* TASK DESCRIPTION
Look below for the line with "Reproduce this chart with matplotlib." and the line with "counts = [12, 19, 0, 19, 0, 13]"; repeat exactly those two lines and all lines between them, but no pictures.

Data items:
__________________________________________________

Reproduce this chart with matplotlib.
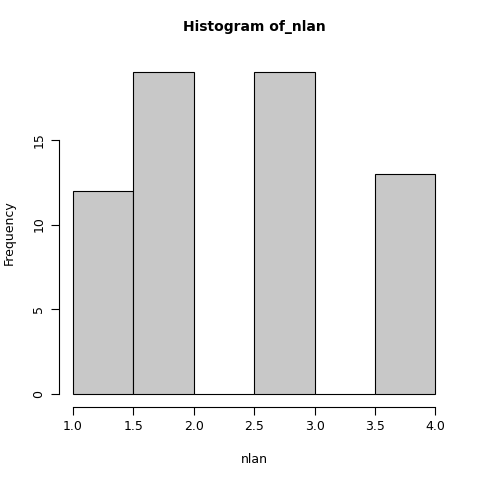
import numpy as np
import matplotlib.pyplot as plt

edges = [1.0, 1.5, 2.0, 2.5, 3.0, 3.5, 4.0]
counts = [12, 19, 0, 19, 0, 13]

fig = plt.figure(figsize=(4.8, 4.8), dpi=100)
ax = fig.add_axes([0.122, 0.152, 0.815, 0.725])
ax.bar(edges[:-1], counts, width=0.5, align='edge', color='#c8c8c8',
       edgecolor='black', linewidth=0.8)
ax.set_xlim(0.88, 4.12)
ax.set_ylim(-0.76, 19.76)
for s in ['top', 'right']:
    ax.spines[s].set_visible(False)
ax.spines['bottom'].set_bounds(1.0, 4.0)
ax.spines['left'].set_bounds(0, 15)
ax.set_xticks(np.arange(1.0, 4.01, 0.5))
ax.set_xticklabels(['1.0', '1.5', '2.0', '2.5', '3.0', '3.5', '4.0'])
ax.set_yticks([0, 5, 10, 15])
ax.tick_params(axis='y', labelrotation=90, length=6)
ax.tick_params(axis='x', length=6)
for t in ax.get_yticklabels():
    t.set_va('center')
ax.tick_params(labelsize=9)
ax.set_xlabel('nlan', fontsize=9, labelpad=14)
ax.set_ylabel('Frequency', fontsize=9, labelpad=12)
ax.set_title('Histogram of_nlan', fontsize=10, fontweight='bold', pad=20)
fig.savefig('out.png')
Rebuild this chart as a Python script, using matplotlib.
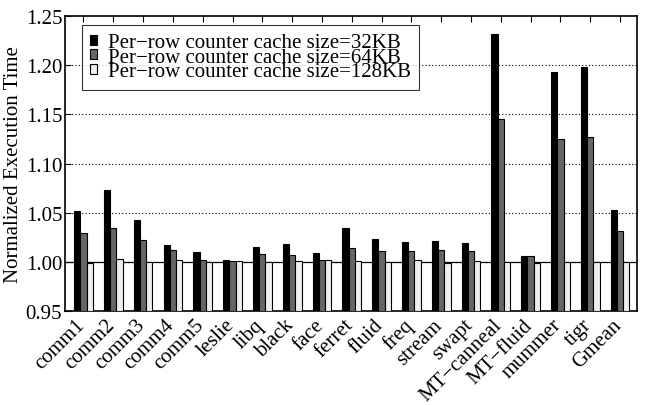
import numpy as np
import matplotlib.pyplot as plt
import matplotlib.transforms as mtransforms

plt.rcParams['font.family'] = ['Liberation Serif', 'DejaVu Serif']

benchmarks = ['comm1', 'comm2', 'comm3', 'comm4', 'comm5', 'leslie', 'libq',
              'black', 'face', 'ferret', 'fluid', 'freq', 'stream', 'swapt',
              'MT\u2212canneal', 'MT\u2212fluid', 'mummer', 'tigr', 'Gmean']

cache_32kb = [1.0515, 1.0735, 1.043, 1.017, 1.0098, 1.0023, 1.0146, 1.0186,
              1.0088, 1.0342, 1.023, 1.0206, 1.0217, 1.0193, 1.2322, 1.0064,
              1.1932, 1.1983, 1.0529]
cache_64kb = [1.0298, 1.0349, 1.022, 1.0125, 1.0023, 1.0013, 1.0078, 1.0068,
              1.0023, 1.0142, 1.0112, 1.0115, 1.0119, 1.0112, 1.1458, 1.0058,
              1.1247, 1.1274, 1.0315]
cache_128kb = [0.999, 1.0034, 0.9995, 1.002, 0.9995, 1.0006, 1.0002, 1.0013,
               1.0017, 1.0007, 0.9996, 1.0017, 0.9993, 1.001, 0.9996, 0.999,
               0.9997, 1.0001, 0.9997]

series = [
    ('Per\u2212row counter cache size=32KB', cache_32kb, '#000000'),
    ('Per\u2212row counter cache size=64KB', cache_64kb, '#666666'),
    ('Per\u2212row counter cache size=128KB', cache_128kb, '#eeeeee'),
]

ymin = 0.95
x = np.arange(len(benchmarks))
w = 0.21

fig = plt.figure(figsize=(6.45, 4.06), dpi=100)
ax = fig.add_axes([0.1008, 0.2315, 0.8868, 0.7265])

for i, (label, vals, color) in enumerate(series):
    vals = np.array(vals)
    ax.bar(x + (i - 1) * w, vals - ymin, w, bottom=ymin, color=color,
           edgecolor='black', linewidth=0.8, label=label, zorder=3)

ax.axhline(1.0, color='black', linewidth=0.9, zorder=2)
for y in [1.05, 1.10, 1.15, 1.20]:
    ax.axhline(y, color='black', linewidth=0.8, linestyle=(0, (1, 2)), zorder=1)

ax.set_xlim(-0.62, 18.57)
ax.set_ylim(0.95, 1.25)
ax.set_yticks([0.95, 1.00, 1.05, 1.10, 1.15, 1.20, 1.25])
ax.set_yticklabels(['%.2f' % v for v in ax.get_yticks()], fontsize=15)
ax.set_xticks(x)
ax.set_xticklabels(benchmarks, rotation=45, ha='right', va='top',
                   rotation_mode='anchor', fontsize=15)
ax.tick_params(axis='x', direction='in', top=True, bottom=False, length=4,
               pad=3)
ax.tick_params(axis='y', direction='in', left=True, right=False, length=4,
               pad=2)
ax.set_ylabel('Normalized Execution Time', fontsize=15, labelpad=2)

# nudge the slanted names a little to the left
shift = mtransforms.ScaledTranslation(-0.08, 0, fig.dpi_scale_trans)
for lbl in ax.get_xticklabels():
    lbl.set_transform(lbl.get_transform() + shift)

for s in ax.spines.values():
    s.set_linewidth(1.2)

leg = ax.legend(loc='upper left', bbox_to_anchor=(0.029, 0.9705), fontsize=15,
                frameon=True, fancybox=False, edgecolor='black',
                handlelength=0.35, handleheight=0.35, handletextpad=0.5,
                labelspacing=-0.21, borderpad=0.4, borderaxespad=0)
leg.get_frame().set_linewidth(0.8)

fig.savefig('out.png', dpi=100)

__________________________________________________

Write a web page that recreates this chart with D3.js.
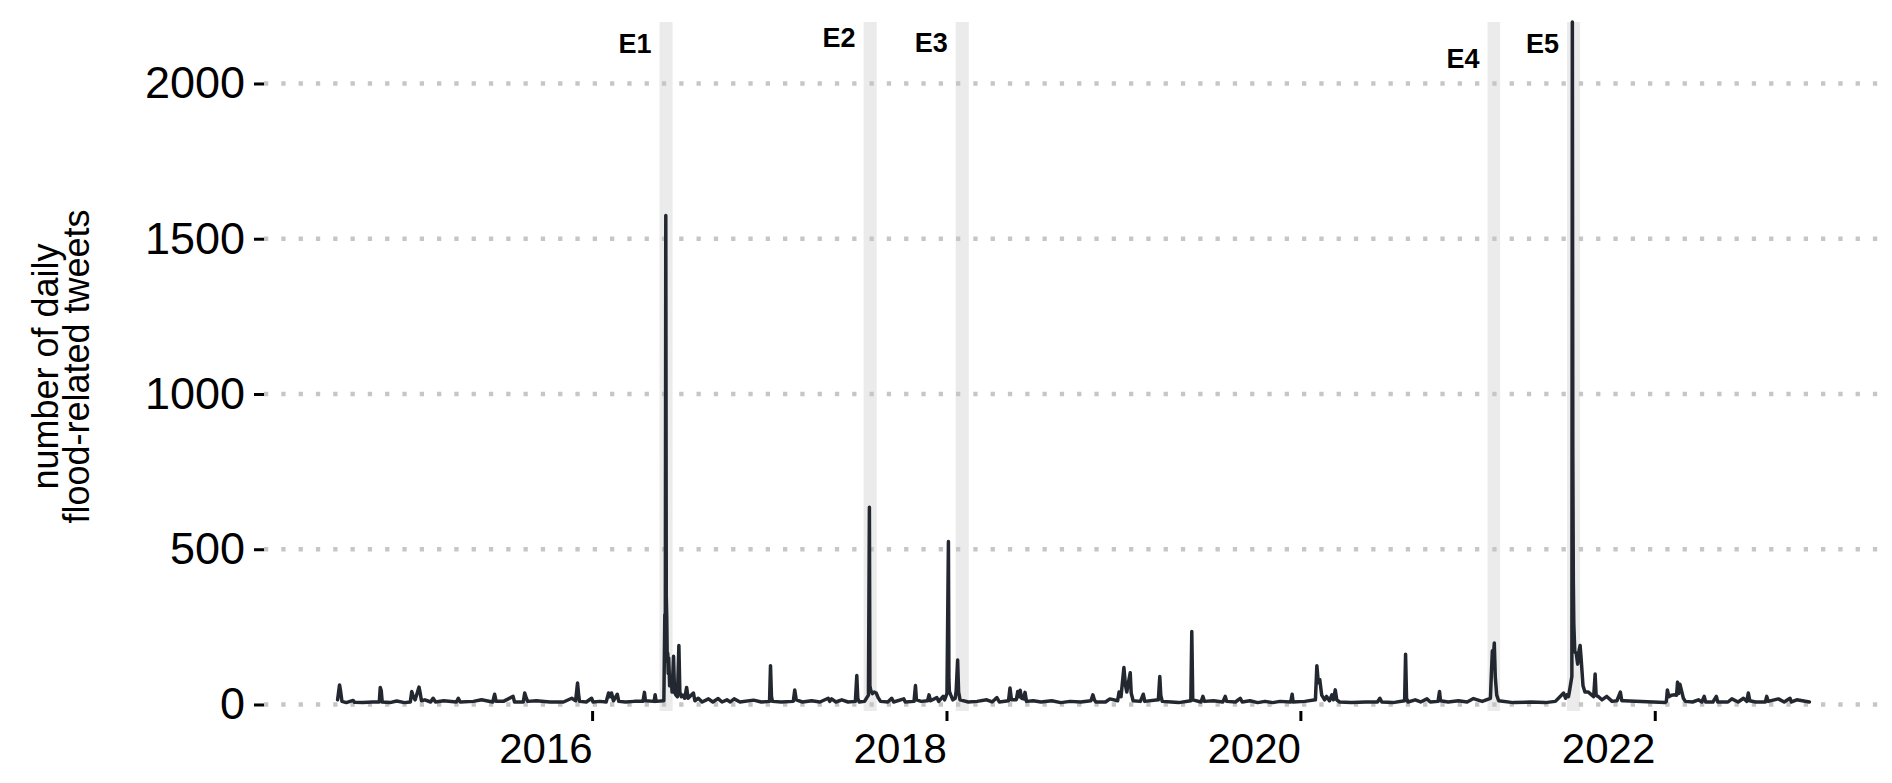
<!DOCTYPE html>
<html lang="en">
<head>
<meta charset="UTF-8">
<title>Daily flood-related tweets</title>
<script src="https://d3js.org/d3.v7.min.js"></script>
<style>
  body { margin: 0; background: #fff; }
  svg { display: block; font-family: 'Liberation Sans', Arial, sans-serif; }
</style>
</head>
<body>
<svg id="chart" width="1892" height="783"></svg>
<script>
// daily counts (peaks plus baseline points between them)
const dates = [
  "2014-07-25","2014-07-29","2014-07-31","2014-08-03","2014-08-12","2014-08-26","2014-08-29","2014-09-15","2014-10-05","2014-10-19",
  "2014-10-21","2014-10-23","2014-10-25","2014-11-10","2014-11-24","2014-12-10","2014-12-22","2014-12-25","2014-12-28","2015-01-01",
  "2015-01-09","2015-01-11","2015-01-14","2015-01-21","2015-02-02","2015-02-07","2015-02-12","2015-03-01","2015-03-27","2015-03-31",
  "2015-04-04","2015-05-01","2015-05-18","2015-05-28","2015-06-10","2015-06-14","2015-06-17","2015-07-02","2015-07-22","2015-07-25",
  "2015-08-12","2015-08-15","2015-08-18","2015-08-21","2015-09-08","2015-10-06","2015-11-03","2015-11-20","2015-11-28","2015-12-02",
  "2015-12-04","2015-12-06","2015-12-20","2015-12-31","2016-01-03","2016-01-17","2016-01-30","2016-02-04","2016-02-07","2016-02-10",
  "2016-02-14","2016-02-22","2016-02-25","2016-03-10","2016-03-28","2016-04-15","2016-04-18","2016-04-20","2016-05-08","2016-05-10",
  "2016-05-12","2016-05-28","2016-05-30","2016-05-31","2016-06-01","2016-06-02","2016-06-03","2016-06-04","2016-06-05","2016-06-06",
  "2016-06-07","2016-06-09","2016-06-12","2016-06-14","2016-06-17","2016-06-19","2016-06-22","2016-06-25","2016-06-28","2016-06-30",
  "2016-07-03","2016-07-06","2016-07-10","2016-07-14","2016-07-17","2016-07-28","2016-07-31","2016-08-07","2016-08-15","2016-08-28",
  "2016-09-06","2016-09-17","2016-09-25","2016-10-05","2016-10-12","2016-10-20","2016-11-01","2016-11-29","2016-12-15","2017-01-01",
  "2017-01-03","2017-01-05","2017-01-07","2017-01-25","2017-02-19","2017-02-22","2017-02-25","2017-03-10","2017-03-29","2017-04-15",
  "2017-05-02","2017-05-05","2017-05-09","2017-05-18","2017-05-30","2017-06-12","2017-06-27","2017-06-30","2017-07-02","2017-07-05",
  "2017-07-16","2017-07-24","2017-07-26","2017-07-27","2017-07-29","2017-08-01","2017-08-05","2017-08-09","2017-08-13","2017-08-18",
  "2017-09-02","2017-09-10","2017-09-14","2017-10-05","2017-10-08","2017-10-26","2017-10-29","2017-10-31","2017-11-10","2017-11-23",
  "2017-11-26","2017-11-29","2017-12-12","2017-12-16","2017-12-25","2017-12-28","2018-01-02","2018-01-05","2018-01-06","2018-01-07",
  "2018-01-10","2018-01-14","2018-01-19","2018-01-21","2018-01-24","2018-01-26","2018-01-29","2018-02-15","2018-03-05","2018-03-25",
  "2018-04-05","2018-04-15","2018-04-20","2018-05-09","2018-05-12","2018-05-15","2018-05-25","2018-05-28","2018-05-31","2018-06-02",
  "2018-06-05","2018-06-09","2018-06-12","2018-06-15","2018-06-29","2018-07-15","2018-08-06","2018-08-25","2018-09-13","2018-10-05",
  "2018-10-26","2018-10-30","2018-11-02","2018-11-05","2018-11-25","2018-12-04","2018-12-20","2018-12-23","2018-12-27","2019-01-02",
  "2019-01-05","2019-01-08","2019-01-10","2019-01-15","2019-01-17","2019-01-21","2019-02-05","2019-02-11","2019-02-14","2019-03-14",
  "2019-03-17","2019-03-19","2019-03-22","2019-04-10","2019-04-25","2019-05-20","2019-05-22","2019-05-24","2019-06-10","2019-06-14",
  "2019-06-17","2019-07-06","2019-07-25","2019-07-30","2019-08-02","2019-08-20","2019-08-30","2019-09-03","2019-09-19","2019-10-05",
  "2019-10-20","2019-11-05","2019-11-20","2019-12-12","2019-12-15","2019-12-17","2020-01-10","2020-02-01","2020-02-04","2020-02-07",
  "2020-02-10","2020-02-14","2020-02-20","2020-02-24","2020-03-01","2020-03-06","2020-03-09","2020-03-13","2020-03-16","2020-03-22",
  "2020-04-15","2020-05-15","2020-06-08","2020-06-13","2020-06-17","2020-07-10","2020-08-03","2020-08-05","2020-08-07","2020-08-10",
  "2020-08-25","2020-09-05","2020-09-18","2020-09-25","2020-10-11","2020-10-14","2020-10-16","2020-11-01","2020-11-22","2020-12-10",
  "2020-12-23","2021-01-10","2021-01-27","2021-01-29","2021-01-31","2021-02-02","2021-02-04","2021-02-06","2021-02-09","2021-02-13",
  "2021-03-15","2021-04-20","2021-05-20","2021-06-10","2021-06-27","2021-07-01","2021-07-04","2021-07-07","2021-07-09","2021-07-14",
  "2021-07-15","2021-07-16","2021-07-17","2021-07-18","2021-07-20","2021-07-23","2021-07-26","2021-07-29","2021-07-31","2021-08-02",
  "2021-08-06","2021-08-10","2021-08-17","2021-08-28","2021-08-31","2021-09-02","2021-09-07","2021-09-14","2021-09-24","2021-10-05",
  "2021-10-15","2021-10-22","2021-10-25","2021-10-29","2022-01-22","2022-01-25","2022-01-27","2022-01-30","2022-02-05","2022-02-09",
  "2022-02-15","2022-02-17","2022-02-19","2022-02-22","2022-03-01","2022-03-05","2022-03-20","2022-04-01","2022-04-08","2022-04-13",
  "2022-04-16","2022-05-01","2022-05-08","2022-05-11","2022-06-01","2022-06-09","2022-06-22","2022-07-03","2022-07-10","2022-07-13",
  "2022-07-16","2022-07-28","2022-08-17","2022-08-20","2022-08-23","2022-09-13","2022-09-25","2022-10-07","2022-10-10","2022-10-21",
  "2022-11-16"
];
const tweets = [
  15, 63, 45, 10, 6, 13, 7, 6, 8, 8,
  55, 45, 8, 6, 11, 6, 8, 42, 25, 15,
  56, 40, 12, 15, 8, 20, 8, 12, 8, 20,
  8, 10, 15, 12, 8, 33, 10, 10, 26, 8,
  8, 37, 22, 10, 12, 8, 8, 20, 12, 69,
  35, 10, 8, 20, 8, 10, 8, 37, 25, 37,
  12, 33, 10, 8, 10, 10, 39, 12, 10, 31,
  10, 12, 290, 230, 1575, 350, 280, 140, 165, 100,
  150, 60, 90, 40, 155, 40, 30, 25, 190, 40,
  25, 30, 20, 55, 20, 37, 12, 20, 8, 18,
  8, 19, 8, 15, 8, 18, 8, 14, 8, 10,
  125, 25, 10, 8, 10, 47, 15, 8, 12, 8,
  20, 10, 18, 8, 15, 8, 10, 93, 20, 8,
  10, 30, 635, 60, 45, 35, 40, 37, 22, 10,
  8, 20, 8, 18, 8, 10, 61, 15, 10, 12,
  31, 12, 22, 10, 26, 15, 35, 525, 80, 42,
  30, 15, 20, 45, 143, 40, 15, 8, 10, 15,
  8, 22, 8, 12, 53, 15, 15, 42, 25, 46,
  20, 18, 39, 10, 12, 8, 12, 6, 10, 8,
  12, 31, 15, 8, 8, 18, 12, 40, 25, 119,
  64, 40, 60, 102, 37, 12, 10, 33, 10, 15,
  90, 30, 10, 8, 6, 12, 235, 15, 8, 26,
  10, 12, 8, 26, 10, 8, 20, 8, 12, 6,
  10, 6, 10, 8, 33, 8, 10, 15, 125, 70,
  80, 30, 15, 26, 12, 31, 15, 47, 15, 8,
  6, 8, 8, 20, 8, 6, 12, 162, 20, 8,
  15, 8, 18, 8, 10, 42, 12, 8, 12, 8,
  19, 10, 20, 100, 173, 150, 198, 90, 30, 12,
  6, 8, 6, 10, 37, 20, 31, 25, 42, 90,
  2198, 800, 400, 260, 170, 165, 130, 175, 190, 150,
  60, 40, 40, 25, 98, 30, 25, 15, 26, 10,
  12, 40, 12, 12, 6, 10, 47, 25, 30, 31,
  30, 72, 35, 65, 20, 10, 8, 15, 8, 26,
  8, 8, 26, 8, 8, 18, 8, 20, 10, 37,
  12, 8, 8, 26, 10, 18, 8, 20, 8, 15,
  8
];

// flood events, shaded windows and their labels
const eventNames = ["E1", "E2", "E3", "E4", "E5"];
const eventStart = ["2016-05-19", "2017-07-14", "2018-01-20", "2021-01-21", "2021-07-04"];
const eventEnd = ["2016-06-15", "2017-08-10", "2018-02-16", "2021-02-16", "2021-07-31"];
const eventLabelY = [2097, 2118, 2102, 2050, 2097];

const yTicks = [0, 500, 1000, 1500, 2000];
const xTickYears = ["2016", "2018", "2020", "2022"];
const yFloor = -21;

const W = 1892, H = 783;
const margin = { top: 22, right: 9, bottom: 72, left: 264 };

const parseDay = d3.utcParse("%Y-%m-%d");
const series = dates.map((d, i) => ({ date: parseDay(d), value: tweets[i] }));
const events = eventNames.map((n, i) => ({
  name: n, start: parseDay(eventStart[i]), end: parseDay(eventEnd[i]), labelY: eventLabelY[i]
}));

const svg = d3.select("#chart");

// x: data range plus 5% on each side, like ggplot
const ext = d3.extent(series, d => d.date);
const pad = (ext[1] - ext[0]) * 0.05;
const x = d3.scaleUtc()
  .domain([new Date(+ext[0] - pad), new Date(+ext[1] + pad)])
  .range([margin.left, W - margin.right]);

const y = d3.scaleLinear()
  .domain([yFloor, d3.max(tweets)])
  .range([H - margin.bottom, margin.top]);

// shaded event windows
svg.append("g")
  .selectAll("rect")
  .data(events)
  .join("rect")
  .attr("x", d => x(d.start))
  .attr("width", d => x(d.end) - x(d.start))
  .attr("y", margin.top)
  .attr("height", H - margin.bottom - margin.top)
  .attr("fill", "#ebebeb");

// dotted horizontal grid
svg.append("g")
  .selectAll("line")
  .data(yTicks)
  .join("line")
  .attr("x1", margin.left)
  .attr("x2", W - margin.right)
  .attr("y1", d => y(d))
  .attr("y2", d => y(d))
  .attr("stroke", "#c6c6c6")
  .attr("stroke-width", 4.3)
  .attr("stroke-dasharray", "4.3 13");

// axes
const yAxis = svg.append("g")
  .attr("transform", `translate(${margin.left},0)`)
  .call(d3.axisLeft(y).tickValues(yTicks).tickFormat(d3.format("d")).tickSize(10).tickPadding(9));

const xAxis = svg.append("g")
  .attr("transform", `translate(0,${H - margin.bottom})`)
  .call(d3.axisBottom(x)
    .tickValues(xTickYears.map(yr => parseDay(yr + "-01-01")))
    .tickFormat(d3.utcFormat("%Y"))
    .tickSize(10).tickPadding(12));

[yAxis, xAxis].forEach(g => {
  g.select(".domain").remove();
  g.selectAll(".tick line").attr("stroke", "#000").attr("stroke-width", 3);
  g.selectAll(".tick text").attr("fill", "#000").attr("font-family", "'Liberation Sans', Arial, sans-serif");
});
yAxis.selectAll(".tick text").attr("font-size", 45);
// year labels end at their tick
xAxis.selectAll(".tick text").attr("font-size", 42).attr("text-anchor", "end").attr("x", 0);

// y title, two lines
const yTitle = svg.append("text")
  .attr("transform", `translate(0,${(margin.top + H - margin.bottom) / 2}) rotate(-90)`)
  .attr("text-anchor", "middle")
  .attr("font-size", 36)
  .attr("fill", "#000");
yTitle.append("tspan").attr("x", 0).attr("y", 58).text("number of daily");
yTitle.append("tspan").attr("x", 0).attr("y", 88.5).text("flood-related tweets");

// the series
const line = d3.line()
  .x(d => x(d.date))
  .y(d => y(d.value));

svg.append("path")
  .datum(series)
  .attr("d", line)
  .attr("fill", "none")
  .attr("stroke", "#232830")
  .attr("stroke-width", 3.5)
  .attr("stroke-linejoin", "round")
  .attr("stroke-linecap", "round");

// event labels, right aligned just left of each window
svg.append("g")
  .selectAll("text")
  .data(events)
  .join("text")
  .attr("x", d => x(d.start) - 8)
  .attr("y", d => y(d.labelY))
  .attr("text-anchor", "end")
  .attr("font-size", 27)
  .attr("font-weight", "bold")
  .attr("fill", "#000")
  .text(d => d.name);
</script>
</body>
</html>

__________________________________________________

* CORRECT ANSWER
Reproduce this chart with matplotlib.
import numpy as np
import matplotlib.pyplot as plt

edges = [1.0, 1.5, 2.0, 2.5, 3.0, 3.5, 4.0]
counts = [12, 19, 0, 19, 0, 13]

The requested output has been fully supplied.